President Donald Trump’s sons are partnering on a new overseas development with a pair of companies linked to a sanctioned foreign oligarch and possibly the Russian mob.
The Trump Organization is expanding its $2.7 billion real estate empire with the 70-story Trump Tower Tbilisi, which would become the tallest building in the former Soviet republic of Georgia, and The Daily Beast reported on the investors in the luxury apartment complex project.

"The Daily Beast can reveal that one of the Trumps’ partners on the project, Tbilisi-based Archi Group, has ties to Russian-made oligarch Bidzina Ivanishvili, who is sanctioned by the U.S.," the website reported. "A second company involved in the plans, the New York-based Sapir Organization, was founded by Tamir Sapir, a late Trump associate with alleged links to Kremlin spies operating in the U.S. He was at one time subject to an FBI money-laundering and extortion probe as an alleged front for Russian organized crime."
The Trump family's business empire continues to expand alongside the president's political power, raising fresh conflict-of-interest concerns as the new project adds to a growing list of deals with partners connected to foreign governments and figures of interest to U.S. law enforcement.
The Tbilisi tower is being developed in partnership with Archi Group, whose founder Ilia Tsulaia was a member of parliament for the Ivanishvili regime and appeared on a list of prospective sanctions targets submitted to Secretary of State Marco Rubio, although no sanctions were imposed.
Tsulaia's firm previously received millions in government financing during the same period his associates donated heavily to Ivanishvili's political operation.
The American partner on the deal, the Sapir Organization, brings its own complicated history.
Its late namesake founder emigrated from the Soviet Union and built a Manhattan electronics business that, according to investigative reporting, allegedly served as a KGB resource. By 1998, the FBI was investigating Sapir for money laundering and extortion, believing he was acting as a front for Russian organized crime, although he was never charged.

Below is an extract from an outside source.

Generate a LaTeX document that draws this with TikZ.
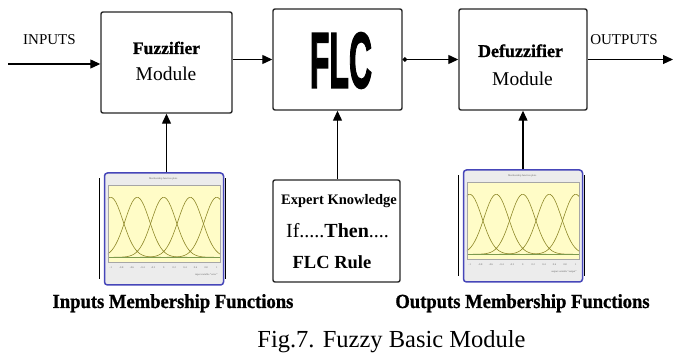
\documentclass[tikz,border=0pt]{standalone}
\usepackage{fontspec}
\setmainfont{Liberation Serif}
\newfontfamily\flcfont[BoldFeatures={FakeBold=2.5}]{Liberation Sans}
\newfontfamily\heavyfont[BoldFeatures={FakeBold=1}]{Liberation Serif}
\usepackage{graphicx}
\usepackage{tikz}
\usetikzlibrary{arrows.meta,calc}

\tikzset{
	block/.style={draw=black!85, line width=1.4pt, rounded corners=2pt, fill=white, inner sep=0pt},
	link/.style={line width=1.2pt, -{Triangle[length=10pt,width=9pt]}},
	mfframe/.style={draw=blue!45!gray, line width=1.5pt, rounded corners=3pt, fill=gray!15, minimum width=119pt, minimum height=112pt, inner sep=0pt},
	tiny/.style={font=\fontsize{2.6}{3}\selectfont, text=black!60, inner sep=0pt},
	mflabel/.style={anchor=base, font=\fontsize{20}{20}\selectfont\heavyfont\bfseries},
}

\begin{document}
\begin{tikzpicture}[x=1pt,y=-1pt]
	\useasboundingbox (0,0) rectangle (673,358);
	
	% main blocks
	\node[block, minimum width=131pt, minimum height=101pt] (fuzz) at (166.5,62.5) {};
	\node[block, minimum width=129pt, minimum height=101pt] (flc) at (337.5,59.5) {};
	\node[block, minimum width=128pt, minimum height=101pt] (defuzz) at (523,59.5) {};
	\node[block, minimum width=127pt, minimum height=102pt] (rules) at (336.5,231) {};
	
	% block texts
	\node[anchor=base, font=\fontsize{17.5}{18}\selectfont\heavyfont\bfseries] (fuzzA) at (166.5,54) {Fuzzifier};
	\node[anchor=base, font=\fontsize{19.5}{20}\selectfont] (fuzzB) at (166,81) {Module};
	\node (flcA) at (341,60.5) {\resizebox{62pt}{55pt}{\flcfont\bfseries FLC}};
	\node[anchor=base, font=\fontsize{18}{18}\selectfont\heavyfont\bfseries] (defuzzA) at (520.5,57) {Defuzzifier};
	\node[anchor=base, font=\fontsize{19.5}{20}\selectfont] (defuzzB) at (522.5,86) {Module};
	\node[anchor=base, font=\fontsize{14.5}{15}\selectfont\bfseries] (rulesA) at (339,205) {Expert Knowledge};
	\node[anchor=base, font=\fontsize{20}{20}\selectfont] (rulesB) at (337.5,238) {If.....\textbf{Then}....};
	\node[anchor=base, font=\fontsize{18.5}{19}\selectfont\bfseries] (rulesC) at (332,269) {FLC Rule};
	
	% membership plots
	\node[mfframe] (inmf) at (164,229) {};
	\node[mfframe] (outmf) at (523,226) {};
	\foreach \m/\lab in {inmf/input variable ``error'', outmf/output variable ``output''}{
		\begin{scope}[shift={(\m.north west)}]
			\node[tiny] at (59.5,7) {Membership function plots};
			\fill[yellow!22] (4,13) rectangle (116,90);
			\begin{scope}
				\clip (4,13) rectangle (116,90);
				\foreach \c in {0,...,4}
					\draw[olive!70!gray, line width=0.6pt, domain=-50:50, samples=50, variable=\t] plot ({7+26.5*\c+\t}, {85-60*exp(-\t*\t/300)});
			\end{scope}
			\draw[olive!50!green!60!gray, line width=0.6pt] (4,85) -- (116,85);
			\draw[gray!70, line width=0.4pt] (4,13) rectangle (116,90);
			\foreach \k [count=\i from 0] in {-1,-0.8,-0.6,-0.4,-0.2,0,0.2,0.4,0.6,0.8,1}
				\node[tiny] at (7+10.6*\i,95) {\k};
			\node[tiny, anchor=east] at (114,103) {\lab};
			\draw[line width=1.2pt] (-4,6) -- (-4,107);
			\draw[line width=1.2pt] (122,6) -- (122,107);
		\end{scope}
	}
	
	% connectors
	\coordinate (inp) at (8,64);
	\coordinate (outp) at (673,59.5);
	\draw[link] (inp) -- (inp -| fuzz.west);
	\draw[link] (fuzz.east |- flc.west) -- (flc.west);
	\draw[line width=1.2pt, {Circle[length=4.5pt]}-{Triangle[length=10pt,width=9pt]}] (flc.east) -- (defuzz.west);
	\draw[link] (defuzz.east) -- (outp);
	\draw[link] (fuzz.south |- inmf.north) -- (fuzz.south);
	\draw[link] (flc.south |- rules.north) -- (flc.south);
	\draw[link] (defuzz.south |- outmf.north) -- (defuzz.south);
	
	% labels
	\node[anchor=base, font=\fontsize{15}{15}\selectfont] (inlab) at (49.5,45) {INPUTS};
	\node[anchor=base, font=\fontsize{15}{15}\selectfont] (outlab) at (624,45) {OUTPUTS};
	\node[mflabel] (inmflab) at (173,308) {\scalebox{0.93}[1]{Inputs Membership Functions}};
	\node[mflabel] (outmflab) at (522.5,308) {\scalebox{0.93}[1]{Outputs Membership Functions}};
	\node[anchor=base, font=\fontsize{24.5}{25}\selectfont] (caption) at (391.5,348) {Fig.7. Fuzzy Basic Module};
\end{tikzpicture}
\end{document}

The Trump family has pocketed an estimated $20 million in licensing fees from a Saudi developer, brokered a $2 billion crypto deal with an Abu Dhabi state-backed fund weeks before Trump eased AI-chip restrictions on the UAE, and secured a major U.S. Army drone contract for a firm in which Donald Trump Jr. holds a stake — months after his father signed an executive order favoring American-made drones.
Since returning to office, the family's wealth has grown by an estimated $5 billion, although both Eric and Donald Trump Jr. deny leveraging their father's position.